* _Aim of the exercise_
Each line from the top of the listing through the one holding "import * as" should be restated word for word, with nothing added and no pictures.

* _Information provided_
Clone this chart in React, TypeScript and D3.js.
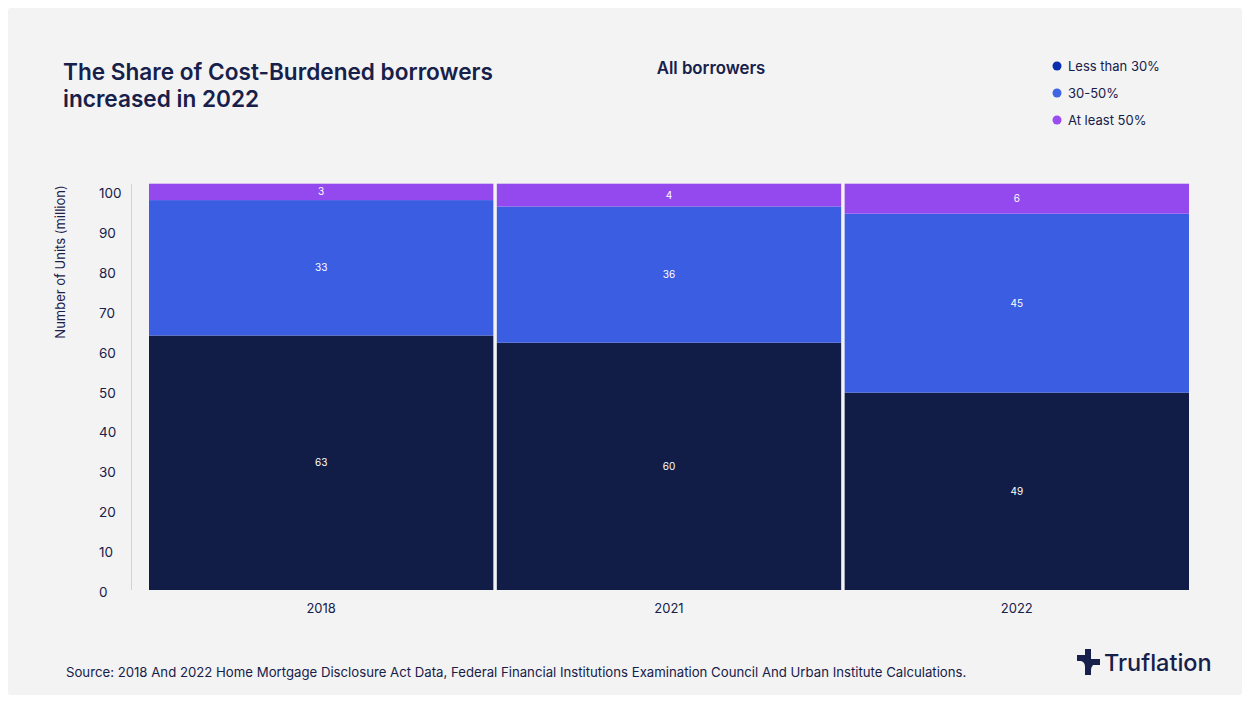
import React from "react";
import * as d3 from "d3";

const years = ["2018", "2021", "2022"];
const lessThan30 = [63.7, 61.9, 49.4];
const between30to50 = [33.9, 34.1, 44.8];
const atLeast50 = [4.1, 5.7, 7.5];
const lessThan30Labels = ["63", "60", "49"];
const between30to50Labels = ["33", "36", "45"];
const atLeast50Labels = ["3", "4", "6"];
const yTicks = [0, 10, 20, 30, 40, 50, 60, 70, 80, 90, 100];
const seriesNames = ["Less than 30%", "30-50%", "At least 50%"];

const W = 1250;
const H = 703;
const FONT = "Inter, 'Noto Sans', sans-serif";
const INK = "#16204a";

export default function App() {
  React.useEffect(() => {
    document.body.style.margin = "0";
  }, []);

  const x = d3.scaleBand<string>().domain(years).range([149, 1189]).paddingInner(0.01).paddingOuter(0);
  const y = d3.scaleLinear().domain([0, 100]).range([590, 190.5]);
  const tickY = d3.scaleLinear().domain([0, 100]).range([592, 193]);

  const seriesLabels = [lessThan30Labels, between30to50Labels, atLeast50Labels];
  const barColors = ["#111d46", "#3a5de2", "#9449ef"];
  const dotColors = ["#0a2fae", "#3f64e4", "#9a4cf0"];

  const table = years.map((yr, i) => ({
    year: yr,
    s0: lessThan30[i],
    s1: between30to50[i],
    s2: atLeast50[i],
  }));
  const stack = d3.stack<any>().keys(["s0", "s1", "s2"])(table);

  return (
    <svg width={W} height={H} style={{ display: "block", fontFamily: FONT }}>
      <rect x={0} y={0} width={W} height={H} fill="#ffffff" />
      <rect x={8} y={8} width={W - 16} height={H - 16} fill="#f3f3f3" rx={3} />

      <text x={63} y={80} fontSize={22.6} fontWeight={600} fill={INK}>
        The Share of Cost-Burdened borrowers
      </text>
      <text x={63} y={107} fontSize={22.6} fontWeight={600} fill={INK}>
        increased in 2022
      </text>

      <text x={711} y={74} fontSize={16.8} fontWeight={600} fill={INK} textAnchor="middle">
        All borrowers
      </text>

      {seriesNames.map((n, i) => (
        <g key={n} transform={`translate(1057, ${66 + i * 27})`}>
          <circle cx={0} cy={0} r={4.5} fill={dotColors[i]} />
          <text x={11} y={4.5} fontSize={13} fill={INK}>
            {n}
          </text>
        </g>
      ))}

      <text
        transform={`translate(65, ${262}) rotate(-90)`}
        fontSize={13}
        fill={INK}
        textAnchor="middle"
      >
        Number of Units (million)
      </text>

      {yTicks.map((t) => (
        <text key={t} x={99} y={tickY(t) + 5} fontSize={13.5} fill={INK}>
          {t}
        </text>
      ))}
      <line x1={131.5} x2={131.5} y1={184} y2={590} stroke="#d2d3da" strokeWidth={1} />

      {stack.map((layer, si) => (
        <g key={si}>
          {layer.map((d, i) => {
            const x0 = x(years[i])!;
            const y0 = y(d[1]);
            const y1 = y(d[0]);
            return (
              <g key={i}>
                <rect x={x0} y={y0} width={x.bandwidth()} height={y1 - y0} fill={barColors[si]} />
                <text
                  x={x0 + x.bandwidth() / 2}
                  y={(y0 + y1) / 2 + 3.5}
                  fontSize={10}
                  fill="#ffffff"
                  textAnchor="middle"
                >
                  {seriesLabels[si][i]}
                </text>
              </g>
            );
          })}
        </g>
      ))}

      {years.map((yr) => (
        <text key={yr} x={x(yr)! + x.bandwidth() / 2} y={613} fontSize={13} fill={INK} textAnchor="middle">
          {yr}
        </text>
      ))}

      <text x={66} y={677} fontSize={13.2} fill={INK}>
        Source: 2018 And 2022 Home Mortgage Disclosure Act Data, Federal Financial Institutions Examination Council And Urban Institute Calculations.
      </text>

      <g transform="translate(1077, 649)" fill="#16204a">
        <path d="M8 0 H14 V10 H23 V16 H16 Q14 18 14 22 V26 H8 V18 Q8 13 4 12 H0 V6 H8 Z" />
      </g>
      <text x={1104} y={671} fontSize={23.5} fontWeight={500} fill={INK}>
        Truflation
      </text>
    </svg>
  );
}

* _Output for this task_
Clone this chart in React, TypeScript and D3.js.
import React from "react";
import * as d3 from "d3";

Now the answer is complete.